Nowadays, it's commonplace. On most Italian roads, after 15 November it is essentially mandatory to use chains or snow tyres. This wasn't the case back in January 1961, but one conscientious driver of an Opel Rekord bearing Florence plates seemed very happy with his BS3 winter tyres, as he stood there in his coat and scarf enjoying a cappuccino at a roadside café while the Pirelli mechanics fitted the tyres onto his car.
The snapshot of this scene comes from the Pirelli Historical Archives and is now part of a collection of photos from along the Autostrada del Sole motorway near Lodi that embodies the spirit of an era— of an Italy on the move. At Agip's motorway service stations, Pirelli had opened its tyre shops that—like a sort of prêt-à-porter for cars—would change your tyres in the time it took for a quick break at the Autogrill Alemagna rest stop. The Lodi location would be the first—for travellers out of Milan—of eight such Pirelli garages to be found along the Autostrada del Sole as it wound south towards Naples, for a highly organised network of tyre assistance and consulting that helped set the stage for an Italy in which growth in the use of cars was “booming at the same rate as TV, which was nowhere just yesterday and then suddenly was a must for both the rich and the poor, and now everywhere you look there are televisions”. This was how Dario Paccino described the “remarkable expansion of cars in Italy” in the September-October 1960 issue of Pirelli. Rivista d'Informazione e di Tecnica, the magazine the tyre manufacturer published throughout the 50s and 60s as the company's contribution to the lively cultural debate of those times.
In 1959 and 1960, car manufacturing shot up 30% and more to surpass 500,000 new car sales each year. There were over two million cars on Italian roads, and the forecasts for growth for the years to come were as bright as good be. Tyre mechanics, in turn, were a necessary feature of this rapid growth in mass motorisation.
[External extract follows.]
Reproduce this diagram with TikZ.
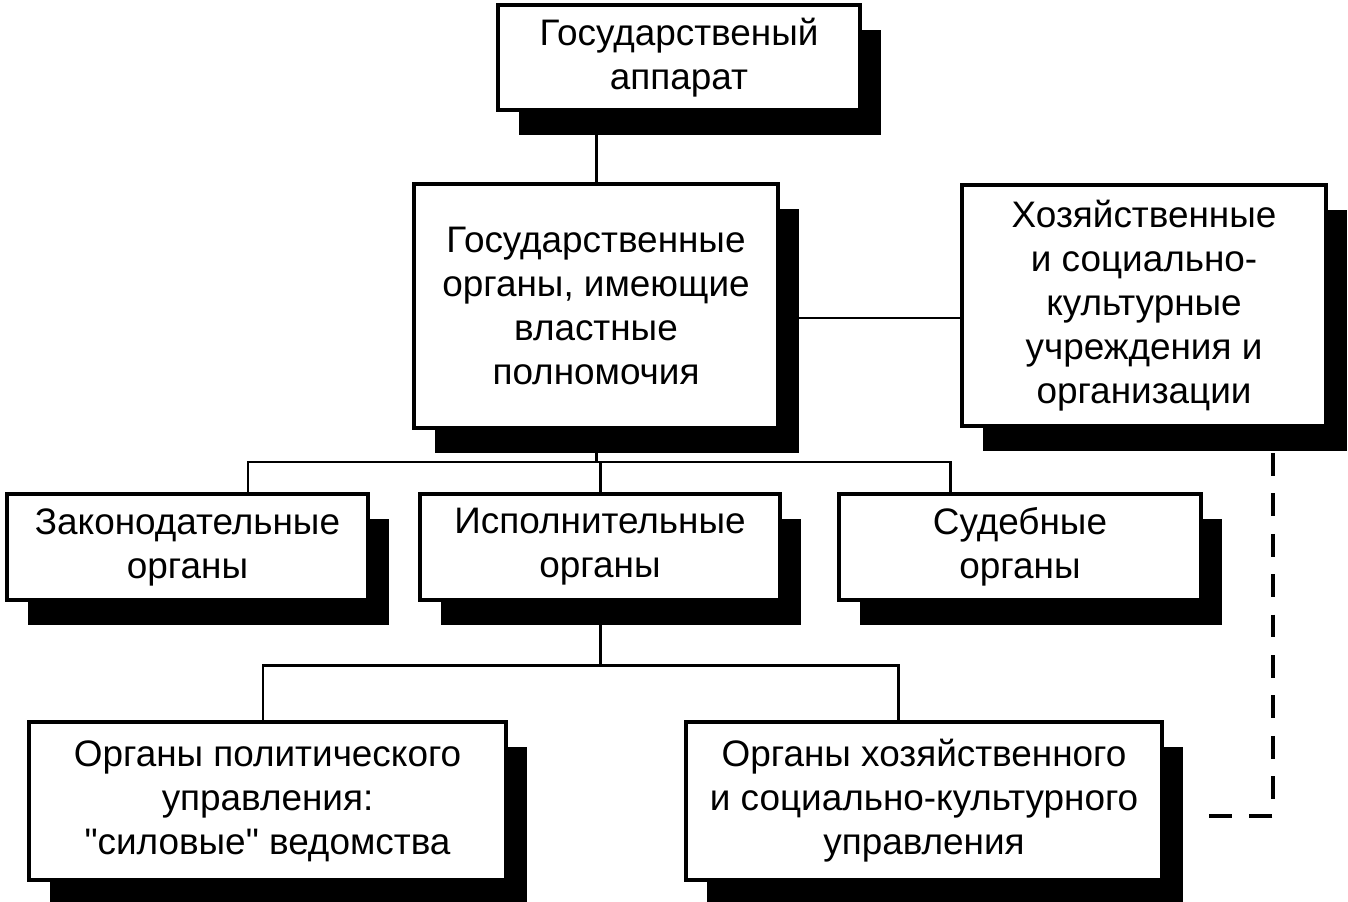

With the company's plans to open tyre shops all along the country's “backbone”, Pirelli gave great credibility to its dealers as a crucial link in the value chain, and the product range being offered had been structured accordingly. The era of Cinturato, Sempione and Rolle had begun, and the photos taken at the Lodi Autogrill in 1961 tell the tale of how the “winter” tyre became a success on Italian roads.
Pirelli had been making tyres with a deeply grooved tread pattern for decades, but it was the boom in car sales of the 50s and 60s that drove the company towards a more modern, more reliable product. It was Pirelli's promise for safe, secure driving as well as a source of further technological opportunity. In fact, that distinguished gentleman, with his coat and scarf and Opel Rekord with Florence plates, had heeded the advice of his mechanic and bought the unique winter tyres with interchangeable tread bands: the Pirelli BS3, invented just a couple of years earlier and the embodiment of Italian creativity in technology, the worthy subject of a promotional film by Ermanno Scopinich.
Back in 1961, Italy was on the move. Up and down the motorway, they were travelling on four wheels in their Fiat Millecentos, Seicento D's, Bianchinas, or Lancia Appias, making that owner of the Opel Rekord something of a foreign-car-loving snob. They raced back and forth, safe in the knowledge that, in just a few miles, they would have found a modern, welcoming Autogrill and Pirelli tyre shop. In much the same way, the minds of marketing creatives were also racing, producing work like the little man protecting himself from the snow with a Pirelli BS3, created by Riccardo Manzi, or the series of ads entitled “La nostra vita sulle strade” (Our life on the road) from a few years later, which Pirelli dedicated to the Cinturato—both examples of riding in the fast lane of the imagination.